■ Task to complete: Leaving the pictures aside, transcribe every line below exactly.

────────────────

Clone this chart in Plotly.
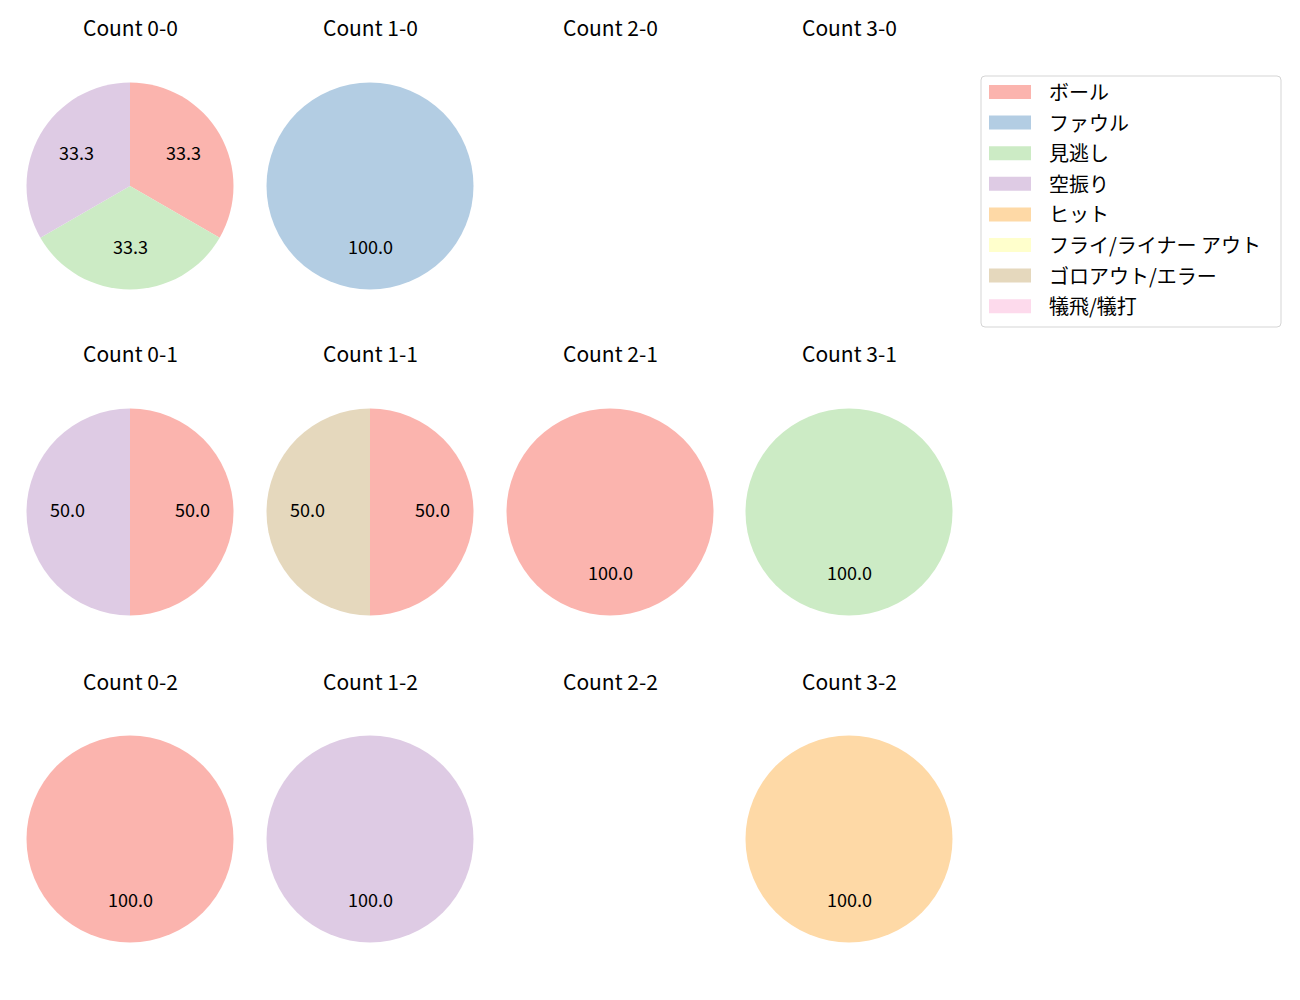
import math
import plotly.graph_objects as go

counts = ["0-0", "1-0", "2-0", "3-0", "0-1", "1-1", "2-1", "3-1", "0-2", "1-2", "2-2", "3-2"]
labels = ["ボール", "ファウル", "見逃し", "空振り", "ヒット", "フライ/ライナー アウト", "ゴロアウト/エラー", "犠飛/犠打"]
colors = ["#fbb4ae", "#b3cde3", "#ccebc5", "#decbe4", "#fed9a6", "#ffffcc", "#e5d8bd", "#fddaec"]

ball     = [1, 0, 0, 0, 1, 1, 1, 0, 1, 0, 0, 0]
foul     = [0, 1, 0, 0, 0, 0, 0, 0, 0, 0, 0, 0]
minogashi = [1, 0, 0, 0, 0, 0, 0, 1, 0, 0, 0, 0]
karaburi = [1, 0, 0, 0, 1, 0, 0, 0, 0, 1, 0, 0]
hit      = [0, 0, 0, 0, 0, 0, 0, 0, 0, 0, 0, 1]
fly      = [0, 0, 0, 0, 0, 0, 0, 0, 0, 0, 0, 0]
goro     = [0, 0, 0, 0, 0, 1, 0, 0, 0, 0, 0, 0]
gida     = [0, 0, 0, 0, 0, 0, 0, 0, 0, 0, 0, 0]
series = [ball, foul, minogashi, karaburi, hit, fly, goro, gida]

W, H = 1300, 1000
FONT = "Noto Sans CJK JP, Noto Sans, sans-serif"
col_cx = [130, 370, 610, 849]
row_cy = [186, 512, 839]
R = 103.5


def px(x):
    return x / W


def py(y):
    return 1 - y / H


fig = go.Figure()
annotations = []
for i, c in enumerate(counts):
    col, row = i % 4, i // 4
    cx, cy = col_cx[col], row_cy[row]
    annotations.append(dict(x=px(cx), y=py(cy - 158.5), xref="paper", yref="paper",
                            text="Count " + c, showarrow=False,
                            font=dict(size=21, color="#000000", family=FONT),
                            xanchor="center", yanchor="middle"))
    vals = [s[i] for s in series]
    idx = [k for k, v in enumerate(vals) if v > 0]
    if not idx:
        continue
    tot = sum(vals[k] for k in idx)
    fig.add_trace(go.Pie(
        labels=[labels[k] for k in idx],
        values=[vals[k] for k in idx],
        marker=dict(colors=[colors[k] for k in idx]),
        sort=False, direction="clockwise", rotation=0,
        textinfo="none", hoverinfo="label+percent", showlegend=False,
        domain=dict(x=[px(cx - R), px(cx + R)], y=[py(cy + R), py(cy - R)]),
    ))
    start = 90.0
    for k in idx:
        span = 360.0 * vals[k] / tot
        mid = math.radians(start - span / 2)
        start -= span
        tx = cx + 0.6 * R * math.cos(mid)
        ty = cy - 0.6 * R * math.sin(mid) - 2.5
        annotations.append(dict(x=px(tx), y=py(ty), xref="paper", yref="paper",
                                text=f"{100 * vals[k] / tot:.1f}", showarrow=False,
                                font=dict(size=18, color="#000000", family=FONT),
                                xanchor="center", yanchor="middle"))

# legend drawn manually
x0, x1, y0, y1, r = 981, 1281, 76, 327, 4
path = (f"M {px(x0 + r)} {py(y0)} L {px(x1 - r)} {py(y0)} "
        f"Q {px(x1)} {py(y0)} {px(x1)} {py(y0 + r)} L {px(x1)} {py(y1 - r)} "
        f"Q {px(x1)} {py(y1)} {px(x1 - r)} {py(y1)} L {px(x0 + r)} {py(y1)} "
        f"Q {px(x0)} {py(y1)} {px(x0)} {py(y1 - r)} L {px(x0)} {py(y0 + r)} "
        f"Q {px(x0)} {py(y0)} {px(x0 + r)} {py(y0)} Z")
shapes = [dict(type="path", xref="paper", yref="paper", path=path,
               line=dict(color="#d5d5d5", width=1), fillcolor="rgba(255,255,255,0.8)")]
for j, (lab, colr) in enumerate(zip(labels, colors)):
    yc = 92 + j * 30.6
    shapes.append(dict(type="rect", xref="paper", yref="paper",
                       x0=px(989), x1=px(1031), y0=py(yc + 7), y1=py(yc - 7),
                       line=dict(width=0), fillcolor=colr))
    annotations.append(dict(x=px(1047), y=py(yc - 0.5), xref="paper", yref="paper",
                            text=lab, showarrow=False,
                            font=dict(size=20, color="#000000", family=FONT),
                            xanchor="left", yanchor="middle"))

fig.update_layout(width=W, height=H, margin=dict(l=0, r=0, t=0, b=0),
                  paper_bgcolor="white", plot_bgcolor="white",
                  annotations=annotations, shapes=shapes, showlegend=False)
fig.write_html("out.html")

────────────────

■ Complete response:
Clone this chart in Plotly.
import math
import plotly.graph_objects as go

counts = ["0-0", "1-0", "2-0", "3-0", "0-1", "1-1", "2-1", "3-1", "0-2", "1-2", "2-2", "3-2"]
labels = ["ボール", "ファウル", "見逃し", "空振り", "ヒット", "フライ/ライナー アウト", "ゴロアウト/エラー", "犠飛/犠打"]
colors = ["#fbb4ae", "#b3cde3", "#ccebc5", "#decbe4", "#fed9a6", "#ffffcc", "#e5d8bd", "#fddaec"]

ball     = [1, 0, 0, 0, 1, 1, 1, 0, 1, 0, 0, 0]
foul     = [0, 1, 0, 0, 0, 0, 0, 0, 0, 0, 0, 0]
minogashi = [1, 0, 0, 0, 0, 0, 0, 1, 0, 0, 0, 0]
karaburi = [1, 0, 0, 0, 1, 0, 0, 0, 0, 1, 0, 0]
hit      = [0, 0, 0, 0, 0, 0, 0, 0, 0, 0, 0, 1]
fly      = [0, 0, 0, 0, 0, 0, 0, 0, 0, 0, 0, 0]
goro     = [0, 0, 0, 0, 0, 1, 0, 0, 0, 0, 0, 0]
gida     = [0, 0, 0, 0, 0, 0, 0, 0, 0, 0, 0, 0]
series = [ball, foul, minogashi, karaburi, hit, fly, goro, gida]

W, H = 1300, 1000
FONT = "Noto Sans CJK JP, Noto Sans, sans-serif"
col_cx = [130, 370, 610, 849]
row_cy = [186, 512, 839]
R = 103.5


def px(x):
    return x / W


def py(y):
    return 1 - y / H


fig = go.Figure()
annotations = []
for i, c in enumerate(counts):
    col, row = i % 4, i // 4
    cx, cy = col_cx[col], row_cy[row]
    annotations.append(dict(x=px(cx), y=py(cy - 158.5), xref="paper", yref="paper",
                            text="Count " + c, showarrow=False,
                            font=dict(size=21, color="#000000", family=FONT),
                            xanchor="center", yanchor="middle"))
    vals = [s[i] for s in series]
    idx = [k for k, v in enumerate(vals) if v > 0]
    if not idx:
        continue
    tot = sum(vals[k] for k in idx)
    fig.add_trace(go.Pie(
        labels=[labels[k] for k in idx],
        values=[vals[k] for k in idx],
        marker=dict(colors=[colors[k] for k in idx]),
        sort=False, direction="clockwise", rotation=0,
        textinfo="none", hoverinfo="label+percent", showlegend=False,
        domain=dict(x=[px(cx - R), px(cx + R)], y=[py(cy + R), py(cy - R)]),
    ))
    start = 90.0
    for k in idx:
        span = 360.0 * vals[k] / tot
        mid = math.radians(start - span / 2)
        start -= span
        tx = cx + 0.6 * R * math.cos(mid)
        ty = cy - 0.6 * R * math.sin(mid) - 2.5
        annotations.append(dict(x=px(tx), y=py(ty), xref="paper", yref="paper",
                                text=f"{100 * vals[k] / tot:.1f}", showarrow=False,
                                font=dict(size=18, color="#000000", family=FONT),
                                xanchor="center", yanchor="middle"))

# legend drawn manually
x0, x1, y0, y1, r = 981, 1281, 76, 327, 4
path = (f"M {px(x0 + r)} {py(y0)} L {px(x1 - r)} {py(y0)} "
        f"Q {px(x1)} {py(y0)} {px(x1)} {py(y0 + r)} L {px(x1)} {py(y1 - r)} "
        f"Q {px(x1)} {py(y1)} {px(x1 - r)} {py(y1)} L {px(x0 + r)} {py(y1)} "
        f"Q {px(x0)} {py(y1)} {px(x0)} {py(y1 - r)} L {px(x0)} {py(y0 + r)} "
        f"Q {px(x0)} {py(y0)} {px(x0 + r)} {py(y0)} Z")
shapes = [dict(type="path", xref="paper", yref="paper", path=path,
               line=dict(color="#d5d5d5", width=1), fillcolor="rgba(255,255,255,0.8)")]
for j, (lab, colr) in enumerate(zip(labels, colors)):
    yc = 92 + j * 30.6
    shapes.append(dict(type="rect", xref="paper", yref="paper",
                       x0=px(989), x1=px(1031), y0=py(yc + 7), y1=py(yc - 7),
                       line=dict(width=0), fillcolor=colr))
    annotations.append(dict(x=px(1047), y=py(yc - 0.5), xref="paper", yref="paper",
                            text=lab, showarrow=False,
                            font=dict(size=20, color="#000000", family=FONT),
                            xanchor="left", yanchor="middle"))

fig.update_layout(width=W, height=H, margin=dict(l=0, r=0, t=0, b=0),
                  paper_bgcolor="white", plot_bgcolor="white",
                  annotations=annotations, shapes=shapes, showlegend=False)
fig.write_html("out.html")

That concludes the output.